## Written task
Copy exactly the lines that run from the top of the listing to the line containing "98, 97, 96, 95, 94, 94, 93, 92, 85];", both ends included, and omit the pictures.

## Given information
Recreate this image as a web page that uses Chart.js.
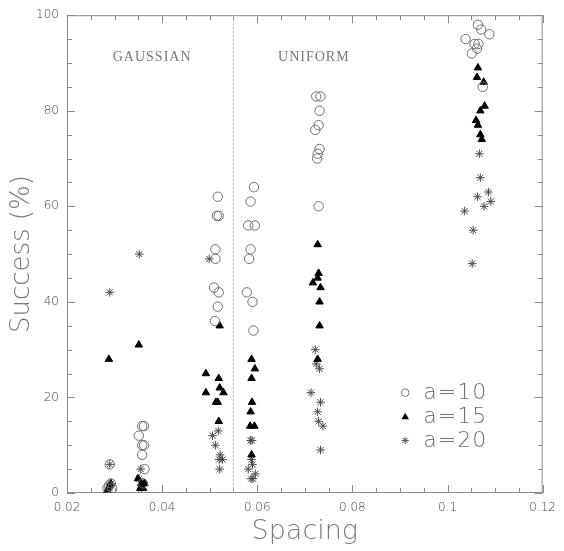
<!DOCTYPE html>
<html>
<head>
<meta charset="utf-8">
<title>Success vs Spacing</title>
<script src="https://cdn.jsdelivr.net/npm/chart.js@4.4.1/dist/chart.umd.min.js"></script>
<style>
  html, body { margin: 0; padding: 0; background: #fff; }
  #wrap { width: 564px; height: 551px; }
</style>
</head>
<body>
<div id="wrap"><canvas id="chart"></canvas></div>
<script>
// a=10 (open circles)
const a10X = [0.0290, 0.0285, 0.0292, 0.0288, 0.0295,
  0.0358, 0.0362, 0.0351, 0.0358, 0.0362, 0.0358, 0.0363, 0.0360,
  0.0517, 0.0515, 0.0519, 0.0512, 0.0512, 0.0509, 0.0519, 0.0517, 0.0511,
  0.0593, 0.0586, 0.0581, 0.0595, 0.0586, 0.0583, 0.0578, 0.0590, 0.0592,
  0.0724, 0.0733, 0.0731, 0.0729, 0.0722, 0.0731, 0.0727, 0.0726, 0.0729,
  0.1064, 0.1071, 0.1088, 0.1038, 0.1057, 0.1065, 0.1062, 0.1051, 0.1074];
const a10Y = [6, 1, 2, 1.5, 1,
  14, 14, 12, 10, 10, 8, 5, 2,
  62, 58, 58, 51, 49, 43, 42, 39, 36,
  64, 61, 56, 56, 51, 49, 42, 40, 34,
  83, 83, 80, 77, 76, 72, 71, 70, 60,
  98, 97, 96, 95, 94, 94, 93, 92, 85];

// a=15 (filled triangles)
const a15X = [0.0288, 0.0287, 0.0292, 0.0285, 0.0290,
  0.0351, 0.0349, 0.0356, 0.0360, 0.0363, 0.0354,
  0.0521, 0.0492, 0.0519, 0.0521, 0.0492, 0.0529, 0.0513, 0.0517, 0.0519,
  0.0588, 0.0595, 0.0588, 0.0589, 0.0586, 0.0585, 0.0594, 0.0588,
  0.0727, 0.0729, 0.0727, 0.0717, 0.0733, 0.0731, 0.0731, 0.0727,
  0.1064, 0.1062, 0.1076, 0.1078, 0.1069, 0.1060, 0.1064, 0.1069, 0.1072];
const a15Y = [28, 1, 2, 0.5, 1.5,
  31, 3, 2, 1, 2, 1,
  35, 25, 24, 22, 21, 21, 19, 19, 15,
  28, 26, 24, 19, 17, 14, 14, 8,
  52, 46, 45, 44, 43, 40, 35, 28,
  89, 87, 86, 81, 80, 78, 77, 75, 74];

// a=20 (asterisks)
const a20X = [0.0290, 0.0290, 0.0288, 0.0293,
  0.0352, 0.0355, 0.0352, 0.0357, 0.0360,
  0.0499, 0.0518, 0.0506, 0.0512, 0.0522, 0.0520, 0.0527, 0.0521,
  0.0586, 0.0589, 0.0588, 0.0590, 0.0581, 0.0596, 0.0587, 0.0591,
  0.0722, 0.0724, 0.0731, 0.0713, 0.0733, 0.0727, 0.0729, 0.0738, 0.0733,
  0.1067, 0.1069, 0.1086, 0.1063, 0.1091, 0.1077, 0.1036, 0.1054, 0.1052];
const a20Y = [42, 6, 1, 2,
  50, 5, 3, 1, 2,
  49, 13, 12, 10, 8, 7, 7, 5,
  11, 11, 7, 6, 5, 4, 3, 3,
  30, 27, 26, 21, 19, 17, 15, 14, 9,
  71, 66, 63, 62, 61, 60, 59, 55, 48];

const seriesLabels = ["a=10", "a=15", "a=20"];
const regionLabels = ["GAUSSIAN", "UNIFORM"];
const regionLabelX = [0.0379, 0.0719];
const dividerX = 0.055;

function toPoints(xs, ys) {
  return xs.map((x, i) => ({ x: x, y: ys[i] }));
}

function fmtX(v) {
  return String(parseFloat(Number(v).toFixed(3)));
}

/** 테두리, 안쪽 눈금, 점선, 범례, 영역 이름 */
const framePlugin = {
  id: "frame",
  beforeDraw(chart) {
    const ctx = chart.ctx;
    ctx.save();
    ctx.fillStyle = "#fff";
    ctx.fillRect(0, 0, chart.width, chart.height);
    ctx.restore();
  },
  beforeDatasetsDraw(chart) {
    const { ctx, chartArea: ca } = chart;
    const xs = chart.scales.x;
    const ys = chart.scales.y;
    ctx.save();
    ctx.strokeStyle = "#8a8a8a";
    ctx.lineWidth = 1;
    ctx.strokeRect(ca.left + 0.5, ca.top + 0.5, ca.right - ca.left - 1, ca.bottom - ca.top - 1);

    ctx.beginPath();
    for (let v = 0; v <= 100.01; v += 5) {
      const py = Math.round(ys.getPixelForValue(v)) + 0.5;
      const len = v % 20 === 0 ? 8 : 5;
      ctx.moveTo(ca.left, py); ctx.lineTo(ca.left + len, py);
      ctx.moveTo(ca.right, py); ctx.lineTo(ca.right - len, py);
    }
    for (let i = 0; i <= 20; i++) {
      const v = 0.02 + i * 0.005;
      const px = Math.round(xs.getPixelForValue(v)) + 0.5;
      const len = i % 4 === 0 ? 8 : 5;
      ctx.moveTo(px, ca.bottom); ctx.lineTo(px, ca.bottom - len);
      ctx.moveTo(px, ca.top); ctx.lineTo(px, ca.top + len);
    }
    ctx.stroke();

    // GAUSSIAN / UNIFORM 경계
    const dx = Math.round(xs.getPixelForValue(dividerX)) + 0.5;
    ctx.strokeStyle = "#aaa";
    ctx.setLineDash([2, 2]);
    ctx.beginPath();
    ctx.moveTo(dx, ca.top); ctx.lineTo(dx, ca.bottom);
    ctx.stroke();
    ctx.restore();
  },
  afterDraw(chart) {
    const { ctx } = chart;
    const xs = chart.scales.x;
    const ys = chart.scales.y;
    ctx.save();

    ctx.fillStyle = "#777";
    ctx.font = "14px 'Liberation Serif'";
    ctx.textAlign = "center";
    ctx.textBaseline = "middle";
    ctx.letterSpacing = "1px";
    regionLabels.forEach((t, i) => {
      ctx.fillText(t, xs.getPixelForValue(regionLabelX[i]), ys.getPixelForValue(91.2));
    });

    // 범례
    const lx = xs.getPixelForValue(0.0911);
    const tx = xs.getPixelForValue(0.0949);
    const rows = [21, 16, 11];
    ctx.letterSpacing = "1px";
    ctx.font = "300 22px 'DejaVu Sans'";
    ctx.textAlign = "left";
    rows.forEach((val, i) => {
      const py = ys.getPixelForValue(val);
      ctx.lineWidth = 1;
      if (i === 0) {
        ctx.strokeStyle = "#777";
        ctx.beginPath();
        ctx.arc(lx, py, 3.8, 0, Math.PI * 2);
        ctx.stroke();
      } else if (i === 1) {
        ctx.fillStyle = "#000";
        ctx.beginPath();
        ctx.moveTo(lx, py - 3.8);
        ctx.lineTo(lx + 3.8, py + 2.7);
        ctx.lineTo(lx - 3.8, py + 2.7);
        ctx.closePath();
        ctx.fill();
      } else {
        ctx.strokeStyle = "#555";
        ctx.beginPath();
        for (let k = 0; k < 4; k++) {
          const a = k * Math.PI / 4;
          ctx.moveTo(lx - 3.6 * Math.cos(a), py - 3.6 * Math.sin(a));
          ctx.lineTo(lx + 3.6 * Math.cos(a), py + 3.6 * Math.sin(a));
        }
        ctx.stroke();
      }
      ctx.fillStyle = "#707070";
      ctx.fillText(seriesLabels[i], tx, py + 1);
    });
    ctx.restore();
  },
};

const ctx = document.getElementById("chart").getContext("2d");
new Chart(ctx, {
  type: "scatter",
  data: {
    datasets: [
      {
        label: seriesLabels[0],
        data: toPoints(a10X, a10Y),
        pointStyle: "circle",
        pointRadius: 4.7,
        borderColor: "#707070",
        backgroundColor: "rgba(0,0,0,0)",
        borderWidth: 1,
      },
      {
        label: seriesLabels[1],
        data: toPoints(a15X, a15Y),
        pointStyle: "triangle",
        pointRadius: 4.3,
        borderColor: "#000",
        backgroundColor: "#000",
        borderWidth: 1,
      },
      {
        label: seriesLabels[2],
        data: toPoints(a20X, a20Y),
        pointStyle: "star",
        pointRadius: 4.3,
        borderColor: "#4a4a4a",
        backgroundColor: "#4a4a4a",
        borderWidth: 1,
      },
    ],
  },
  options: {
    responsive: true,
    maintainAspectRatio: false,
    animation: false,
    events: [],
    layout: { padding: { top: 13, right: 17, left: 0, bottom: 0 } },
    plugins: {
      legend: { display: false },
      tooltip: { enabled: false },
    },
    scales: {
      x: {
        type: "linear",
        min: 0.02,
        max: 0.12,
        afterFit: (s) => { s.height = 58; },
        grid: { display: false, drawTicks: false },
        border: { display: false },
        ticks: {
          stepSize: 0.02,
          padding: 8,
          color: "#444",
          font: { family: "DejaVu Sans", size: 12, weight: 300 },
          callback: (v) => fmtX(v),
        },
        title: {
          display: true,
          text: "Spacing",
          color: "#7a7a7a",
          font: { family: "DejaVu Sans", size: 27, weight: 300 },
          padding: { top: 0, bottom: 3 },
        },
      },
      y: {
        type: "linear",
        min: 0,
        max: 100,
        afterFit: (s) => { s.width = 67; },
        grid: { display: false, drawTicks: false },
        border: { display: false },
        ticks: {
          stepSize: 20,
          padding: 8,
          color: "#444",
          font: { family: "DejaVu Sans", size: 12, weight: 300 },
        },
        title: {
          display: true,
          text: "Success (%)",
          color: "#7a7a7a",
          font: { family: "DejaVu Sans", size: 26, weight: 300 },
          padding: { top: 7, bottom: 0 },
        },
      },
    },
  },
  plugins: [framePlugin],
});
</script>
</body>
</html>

## Task output
Recreate this image as a web page that uses Chart.js.
<!DOCTYPE html>
<html>
<head>
<meta charset="utf-8">
<title>Success vs Spacing</title>
<script src="https://cdn.jsdelivr.net/npm/chart.js@4.4.1/dist/chart.umd.min.js"></script>
<style>
  html, body { margin: 0; padding: 0; background: #fff; }
  #wrap { width: 564px; height: 551px; }
</style>
</head>
<body>
<div id="wrap"><canvas id="chart"></canvas></div>
<script>
// a=10 (open circles)
const a10X = [0.0290, 0.0285, 0.0292, 0.0288, 0.0295,
  0.0358, 0.0362, 0.0351, 0.0358, 0.0362, 0.0358, 0.0363, 0.0360,
  0.0517, 0.0515, 0.0519, 0.0512, 0.0512, 0.0509, 0.0519, 0.0517, 0.0511,
  0.0593, 0.0586, 0.0581, 0.0595, 0.0586, 0.0583, 0.0578, 0.0590, 0.0592,
  0.0724, 0.0733, 0.0731, 0.0729, 0.0722, 0.0731, 0.0727, 0.0726, 0.0729,
  0.1064, 0.1071, 0.1088, 0.1038, 0.1057, 0.1065, 0.1062, 0.1051, 0.1074];
const a10Y = [6, 1, 2, 1.5, 1,
  14, 14, 12, 10, 10, 8, 5, 2,
  62, 58, 58, 51, 49, 43, 42, 39, 36,
  64, 61, 56, 56, 51, 49, 42, 40, 34,
  83, 83, 80, 77, 76, 72, 71, 70, 60,
  98, 97, 96, 95, 94, 94, 93, 92, 85];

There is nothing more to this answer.